As of the end of the episode, we’ve seen Jody and T.C. do all of three things to Jesse directly – they killed his father, they put him in the Coffin, and they took the wallet he stole from one of the guests. The rabbit hole goes far deeper than that, however, and perhaps even deeper than one might imagine through simple extrapolation of what they’ve done already. Whichever one of them grabs his arm as punishment for the wallet hurts him badly, but it doesn’t break bones and the act itself isn’t really that horrible compared to the other things they’ve done. However, after they leave, Jesse takes out his frustration on a nearby chicken. Remember, Jesse doesn’t normally hurt people or animals – he was apologetic about shooting the Komodo dragon, and as far as we know, he’s only directly killed one person ever, the security guard who attacked Tulip. In this flashback, his anger toward Jody and T. C. makes him violent enough to curb-stomp and kill a chicken. It’s something he regrets immediately, almost crying, and it makes him run to his grandmother to see if she can bring it back to life.
This is where that sudden violence we saw in Episode Five comes from – not just Angelville, but Jody and T.C. specifically. Whatever he’s gone through, it has long-lasting ramifications that have embedded themselves within his character. As with Cassidy and Tulip, those blemishes aren’t easily repaired and they’re ever-present no matter how well he tries to disguise or suppress them.
While the first season is fairly self-contained and doesn’t specifically need to be continued, now that the ball’s rolling, the show has too many juicy plot threads to leave dangling. Starr has that bit of Jesse’s soul he’s so worried about, Tulip is dead and needs to get revenge on Featherstone, Featherstone may or may not have screwdriver embedded in her sternum at the moment, Hitler is on the loose, Eugene is out of Hell (and, I might add, not even trying to retrieve Hitler), we still don’t know much about Angelville including what any of the characters there look like and what most of them sound like, we also don’t know how Jesse intends to revive Tulip, my ship is sinking, the Saint is in Hell and apparently wants to kill or make a deal with Satan, Cassidy in the books was never even aware of the existence of Angelville and so we need to find out how he’ll respond to it, oh, and God is in a motel somewhere, apparently with the ability to pee. These important issues must be resolved.

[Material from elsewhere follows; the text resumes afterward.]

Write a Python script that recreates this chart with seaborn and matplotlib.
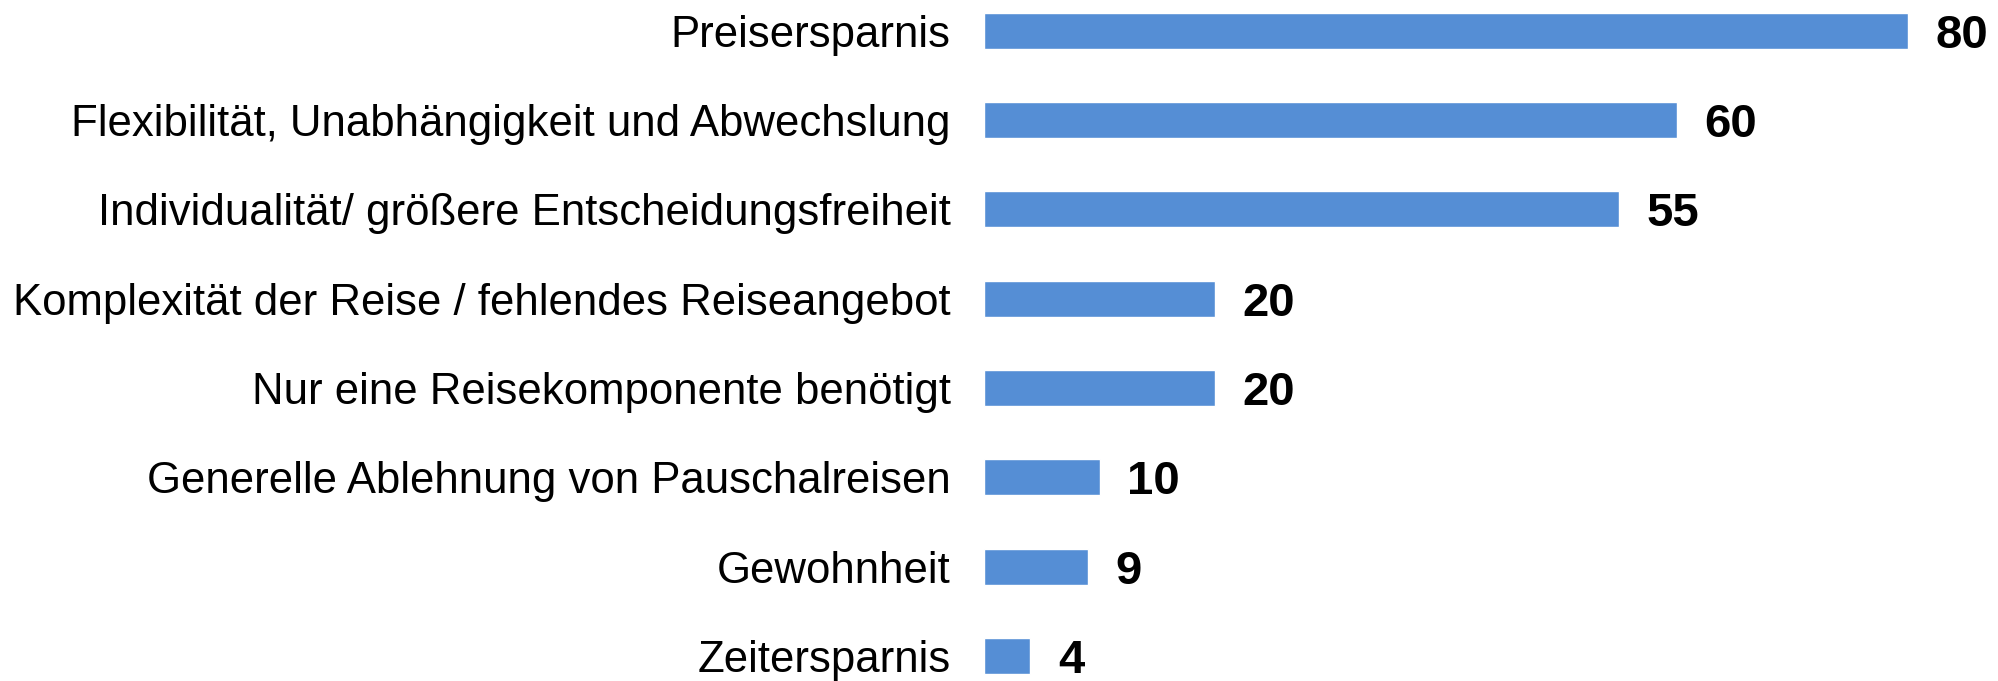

The show is now committed to being a full-on series, and with Season Three airing in just a few hours, I’m fairly confident it’ll have the momentum to keep going for a while at least. This is the point in most series’ lives where they finally start to turn a profit. The second season was less cohesive than the first, with more episodes that felt padded and a less complete seasonal arc than the first. However, the show has demonstrated its ability to push forward and raise the stakes. What were Easter eggs in the first season are now developing into fully realized story arcs with consequences for the characters and promises of payoff for the audience. The series knows how to handle buildup. Given its pedigree, and its curious state as an adaptation that both deeply respects and rejects its source material, the future could have pretty much anything in store for this series. It has the writing, cinematography, and story that could push it into the realm of quality of something like Game of Thrones or Breaking Bad, provided it improves as it progresses. I kind of doubt it would ever reach that level of mass appeal, but then again, I wouldn’t have expected these shows to gain the popularity they have either. Maybe Season Three will be a complete dud. Probably not. Whatever it is, we’ll find out soon enough.